U.S. District Judge Michael W. Fitzgerald denied a severance motion from co-defendants in the rapper’s federal murder-for-hire case on February 27, according to Rolling Stone. The ruling keeps all six defendants on track for a joint trial now set for August 20, 2026. The case originally had an April start date.
The Chicago-born rapper, born Durk Banks, was arrested near Miami International Airport in October 2024. Federal prosecutors allege he was preparing to board a private jet to Italy when authorities moved in, according to NBC News. He has remained in custody ever since, with bail denied. He pleaded not guilty.
The Federal Case
A 19-page federal indictment accuses Durk and five co-defendants of orchestrating a murder-for-hire plot. The plot targeted rapper Quando Rondo. The victim, 24-year-old Saviay’a Robinson, was Quando Rondo’s cousin. Robinson died in a shooting at a gas station near the Beverly Center mall in Los Angeles in August 2022, according to the Department of Justice.
Prosecutors say the killing was retribution for the 2020 death of King Von, a close friend and OTF affiliate of Durk. That cycle of retaliatory violence between rival camps has now pulled multiple lives and careers into the federal court system.

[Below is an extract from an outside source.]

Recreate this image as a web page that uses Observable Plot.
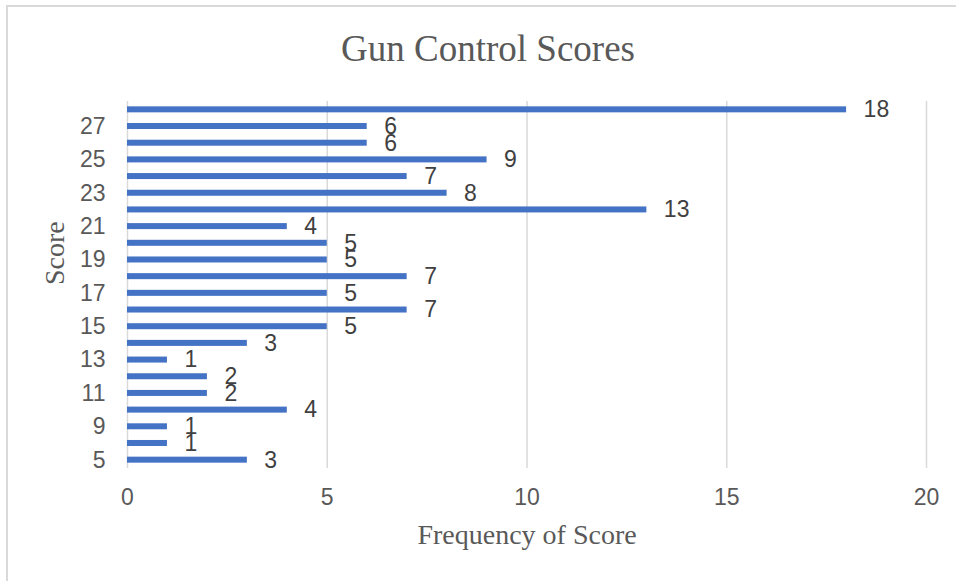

The co-defendants named in the superseding indictment are Kavon London Grant, Deandre Dontrell Wilson, Keith Jones, David Brian Lindsey, and Asa Houston. All face charges including conspiracy and murder-for-hire resulting in death. If convicted, they face a statutory maximum of life in federal prison. Prosecutors took the death penalty off the table, according to ABC7 Chicago.
Why the Judge Blocked Separate Trials
Three co-defendants argued their cases should be severed from Durk’s high-profile trial. Judge Fitzgerald rejected the motion, ruling that defendants in the same alleged conspiracy are typically tried together, according to Complex. The judge emphasized that the “bar for separation is high” and that evidence would overlap regardless of how cases were split.
Beyond scheduling, this ruling carries deeper implications. Prosecutors have signaled they plan to use Durk’s music as evidence against him. That puts this case directly in the growing national debate over whether rap lyrics belong in a courtroom.
Why This Matters
This case sits at a volatile crossroads of hip-hop, violence, the federal justice system, and the ongoing fight over how Black art gets weaponized in courtrooms. Several states have moved to limit the use of rap lyrics as evidence, recognizing that creative expression is not a confession. Federal courts have been slower to adopt those protections.
Durk is far from the first rapper caught in this pattern. Young Thug’s Georgia RICO case stretched over two years before ending in a plea deal. The formula keeps repeating: extended pre-trial detention, music introduced as prosecution evidence, and legal battles that test the boundaries of artistic freedom.
Whether Durk is guilty or innocent is for the court to decide. But every hip-hop fan should pay attention to how this case unfolds. The legal precedent set here will reach far beyond one artist, one label, or one city.